Is it better to leave it in if other, fully active leaves are removed for a softer ride?
How does this aux leaf interact with common lowering techniques?
How does it interact with traction bars, Cal Tracks and the like?
1. No idea, depends on where the load is (weight in the bed, hitch weight, etc.)
2. I'd say that's a good plan, if you're shooting for stock height, and is more/less the idea behind them. If you built up a stock pack to carry the weight, they'd be REALLY stiff empty. One thing to watch, though, is that the clearance from the overload to the hangers stays the same as you drop leafs from the main pack - otherwise, you get close enough that they bang every time you hit a bump.
3. Lowering would be the same issues as above, they get too close to engagement so any suspension travel will cause a bang and a bounce. The other issue would be an angle change, say you changed rear shackles and changed the level orientation, one end would contact too soon.
4. would think it'd be okay with traction bars......
1. No idea, depends on where the load is (weight in the bed, hitch weight, etc.)
Thanks for the reply Jake. I think that hitch/tongue weight would be where I apply the greatest stress. A two axle trailer with a 5,000 lb. load wouldn't apply that much weight to the truck, no?
2. I'd say that's a good plan, if you're shooting for stock height, and is more/less the idea behind them. If you built up a stock pack to carry the weight, they'd be REALLY stiff empty. One thing to watch, though, is that the clearance from the overload to the hangers stays the same as you drop leafs from the main pack - otherwise, you get close enough that they bang every time you hit a bump.
Using the trailer scenario above, I wonder if the aux leaf will ever get used.
3. Lowering would be the same issues as above, they get too close to engagement so any suspension travel will cause a bang and a bounce. The other issue would be an angle change, say you changed rear shackles and changed the level orientation, one end would contact too soon.
Makes sense and seems to argue for removing the aux leaf should lowering be attempted. I'm thinking of DJM shackles or, more radically, an axle flip.

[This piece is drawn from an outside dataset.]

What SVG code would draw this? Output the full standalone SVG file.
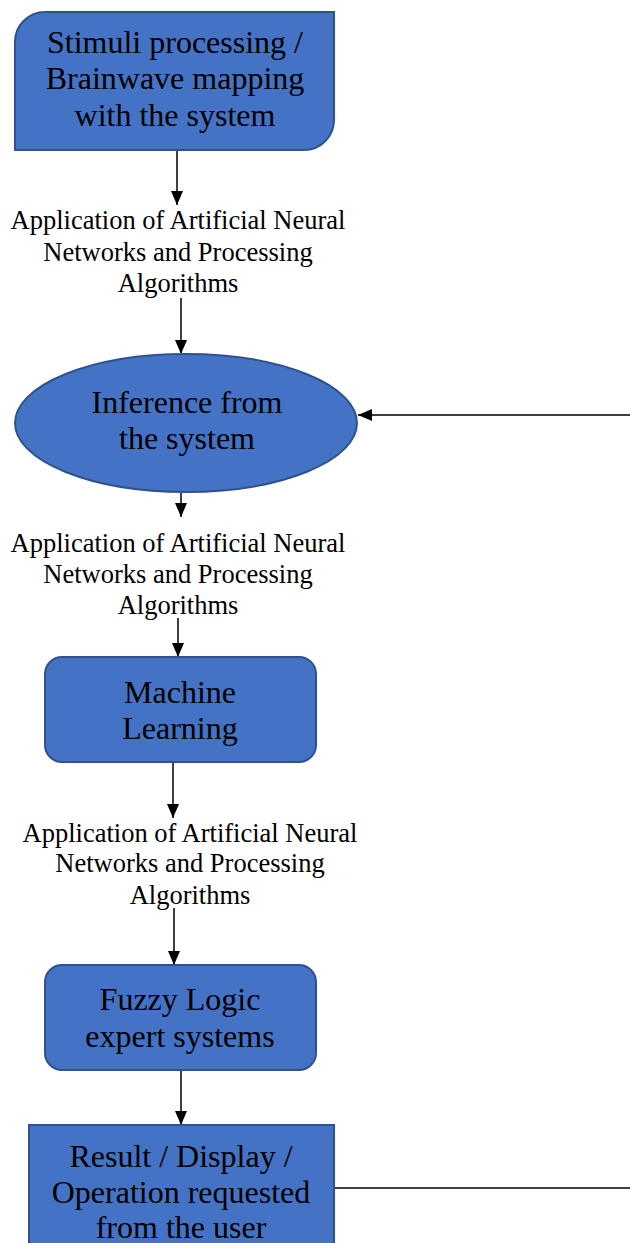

4. would think it'd be okay with traction bars......
Sway bars should be fine with 'em, have a 250 with both from the factory. As long as everything clears physically, which it should, they have different functions that don't really interfere.
As far as the trailer weight, you'll be 400-600# or so at the tongue? Since you've got a lever-effect, it's compounded at the axle by a factor of roughly 1.5, if I remember right, so you could guess maybe 1000#
Trying to guess spring rates when "customizing" packs is pretty tough - unless it's an engineered and tested spring pack it's pretty much all guesswork at how much squat you'll get at load, etc. Years ago, we did a lot of that stuff at my "college" job, working at a trailer sales place. When dealing with lowered vehicles, the fallback was aux. airbags or Timbrens, that way you had a safety factor to keep from bottoming out without having to really engineer a whole new spring pack.